* Task goal: Set down the material below word for word, excluding the pictures.

* Source excerpt:
══════════════════════════════
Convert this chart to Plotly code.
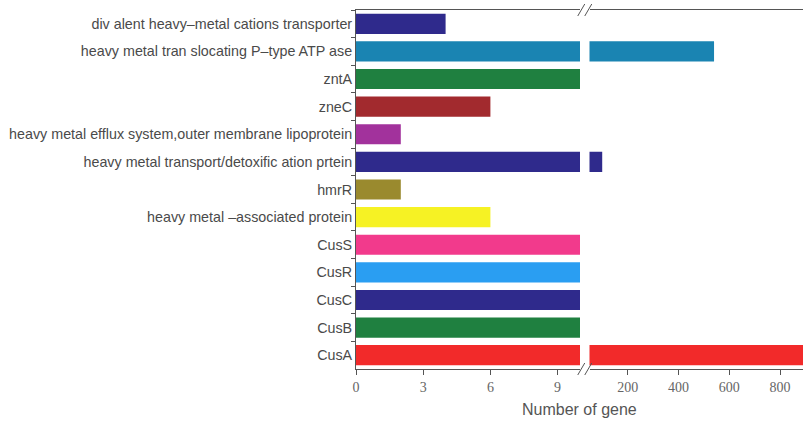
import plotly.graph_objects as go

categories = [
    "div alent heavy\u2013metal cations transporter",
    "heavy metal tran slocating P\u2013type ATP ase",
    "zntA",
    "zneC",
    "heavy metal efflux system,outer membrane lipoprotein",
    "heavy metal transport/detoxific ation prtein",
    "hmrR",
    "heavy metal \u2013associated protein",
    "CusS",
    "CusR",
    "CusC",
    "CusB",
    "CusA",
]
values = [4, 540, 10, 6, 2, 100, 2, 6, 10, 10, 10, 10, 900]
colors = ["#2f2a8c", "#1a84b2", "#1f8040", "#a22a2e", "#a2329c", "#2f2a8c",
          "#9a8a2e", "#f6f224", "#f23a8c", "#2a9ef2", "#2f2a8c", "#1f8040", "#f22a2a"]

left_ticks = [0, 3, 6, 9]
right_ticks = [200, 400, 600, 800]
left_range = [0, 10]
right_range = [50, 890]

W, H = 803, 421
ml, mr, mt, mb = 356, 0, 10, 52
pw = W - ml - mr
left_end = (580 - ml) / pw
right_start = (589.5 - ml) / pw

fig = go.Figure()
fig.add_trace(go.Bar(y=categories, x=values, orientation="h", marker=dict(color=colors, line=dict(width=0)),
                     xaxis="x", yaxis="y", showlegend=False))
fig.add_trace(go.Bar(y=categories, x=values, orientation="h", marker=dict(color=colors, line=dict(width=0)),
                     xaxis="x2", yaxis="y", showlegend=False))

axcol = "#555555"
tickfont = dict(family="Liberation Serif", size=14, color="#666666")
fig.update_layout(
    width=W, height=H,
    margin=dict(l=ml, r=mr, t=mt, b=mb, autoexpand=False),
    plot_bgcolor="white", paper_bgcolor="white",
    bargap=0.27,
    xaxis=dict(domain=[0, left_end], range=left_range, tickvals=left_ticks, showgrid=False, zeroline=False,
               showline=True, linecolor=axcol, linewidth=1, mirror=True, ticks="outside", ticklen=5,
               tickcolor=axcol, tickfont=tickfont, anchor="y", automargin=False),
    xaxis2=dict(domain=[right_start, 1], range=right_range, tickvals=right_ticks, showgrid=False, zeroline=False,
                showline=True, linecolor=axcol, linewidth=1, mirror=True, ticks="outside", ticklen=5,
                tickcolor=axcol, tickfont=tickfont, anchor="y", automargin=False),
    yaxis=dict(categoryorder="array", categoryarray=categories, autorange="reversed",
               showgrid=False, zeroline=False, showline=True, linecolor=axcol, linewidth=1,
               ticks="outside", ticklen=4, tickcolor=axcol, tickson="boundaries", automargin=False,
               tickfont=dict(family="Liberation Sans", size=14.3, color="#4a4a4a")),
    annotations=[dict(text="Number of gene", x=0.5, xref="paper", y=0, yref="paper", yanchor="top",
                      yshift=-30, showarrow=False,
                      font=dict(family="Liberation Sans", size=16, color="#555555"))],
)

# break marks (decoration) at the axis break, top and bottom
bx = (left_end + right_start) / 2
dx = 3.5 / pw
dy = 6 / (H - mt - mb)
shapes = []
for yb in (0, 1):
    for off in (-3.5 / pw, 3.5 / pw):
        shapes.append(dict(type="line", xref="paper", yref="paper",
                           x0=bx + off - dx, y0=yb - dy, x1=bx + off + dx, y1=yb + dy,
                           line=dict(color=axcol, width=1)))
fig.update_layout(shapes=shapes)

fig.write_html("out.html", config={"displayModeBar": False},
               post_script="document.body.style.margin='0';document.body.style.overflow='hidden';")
══════════════════════════════
* Response to this exercise:
Convert this chart to Plotly code.
import plotly.graph_objects as go

categories = [
    "div alent heavy\u2013metal cations transporter",
    "heavy metal tran slocating P\u2013type ATP ase",
    "zntA",
    "zneC",
    "heavy metal efflux system,outer membrane lipoprotein",
    "heavy metal transport/detoxific ation prtein",
    "hmrR",
    "heavy metal \u2013associated protein",
    "CusS",
    "CusR",
    "CusC",
    "CusB",
    "CusA",
]
values = [4, 540, 10, 6, 2, 100, 2, 6, 10, 10, 10, 10, 900]
colors = ["#2f2a8c", "#1a84b2", "#1f8040", "#a22a2e", "#a2329c", "#2f2a8c",
          "#9a8a2e", "#f6f224", "#f23a8c", "#2a9ef2", "#2f2a8c", "#1f8040", "#f22a2a"]

left_ticks = [0, 3, 6, 9]
right_ticks = [200, 400, 600, 800]
left_range = [0, 10]
right_range = [50, 890]

W, H = 803, 421
ml, mr, mt, mb = 356, 0, 10, 52
pw = W - ml - mr
left_end = (580 - ml) / pw
right_start = (589.5 - ml) / pw

fig = go.Figure()
fig.add_trace(go.Bar(y=categories, x=values, orientation="h", marker=dict(color=colors, line=dict(width=0)),
                     xaxis="x", yaxis="y", showlegend=False))
fig.add_trace(go.Bar(y=categories, x=values, orientation="h", marker=dict(color=colors, line=dict(width=0)),
                     xaxis="x2", yaxis="y", showlegend=False))

axcol = "#555555"
tickfont = dict(family="Liberation Serif", size=14, color="#666666")
fig.update_layout(
    width=W, height=H,
    margin=dict(l=ml, r=mr, t=mt, b=mb, autoexpand=False),
    plot_bgcolor="white", paper_bgcolor="white",
    bargap=0.27,
    xaxis=dict(domain=[0, left_end], range=left_range, tickvals=left_ticks, showgrid=False, zeroline=False,
               showline=True, linecolor=axcol, linewidth=1, mirror=True, ticks="outside", ticklen=5,
               tickcolor=axcol, tickfont=tickfont, anchor="y", automargin=False),
    xaxis2=dict(domain=[right_start, 1], range=right_range, tickvals=right_ticks, showgrid=False, zeroline=False,
                showline=True, linecolor=axcol, linewidth=1, mirror=True, ticks="outside", ticklen=5,
                tickcolor=axcol, tickfont=tickfont, anchor="y", automargin=False),
    yaxis=dict(categoryorder="array", categoryarray=categories, autorange="reversed",
               showgrid=False, zeroline=False, showline=True, linecolor=axcol, linewidth=1,
               ticks="outside", ticklen=4, tickcolor=axcol, tickson="boundaries", automargin=False,
               tickfont=dict(family="Liberation Sans", size=14.3, color="#4a4a4a")),
    annotations=[dict(text="Number of gene", x=0.5, xref="paper", y=0, yref="paper", yanchor="top",
                      yshift=-30, showarrow=False,
                      font=dict(family="Liberation Sans", size=16, color="#555555"))],
)

# break marks (decoration) at the axis break, top and bottom
bx = (left_end + right_start) / 2
dx = 3.5 / pw
dy = 6 / (H - mt - mb)
shapes = []
for yb in (0, 1):
    for off in (-3.5 / pw, 3.5 / pw):
        shapes.append(dict(type="line", xref="paper", yref="paper",
                           x0=bx + off - dx, y0=yb - dy, x1=bx + off + dx, y1=yb + dy,
                           line=dict(color=axcol, width=1)))
fig.update_layout(shapes=shapes)

fig.write_html("out.html", config={"displayModeBar": False},
               post_script="document.body.style.margin='0';document.body.style.overflow='hidden';")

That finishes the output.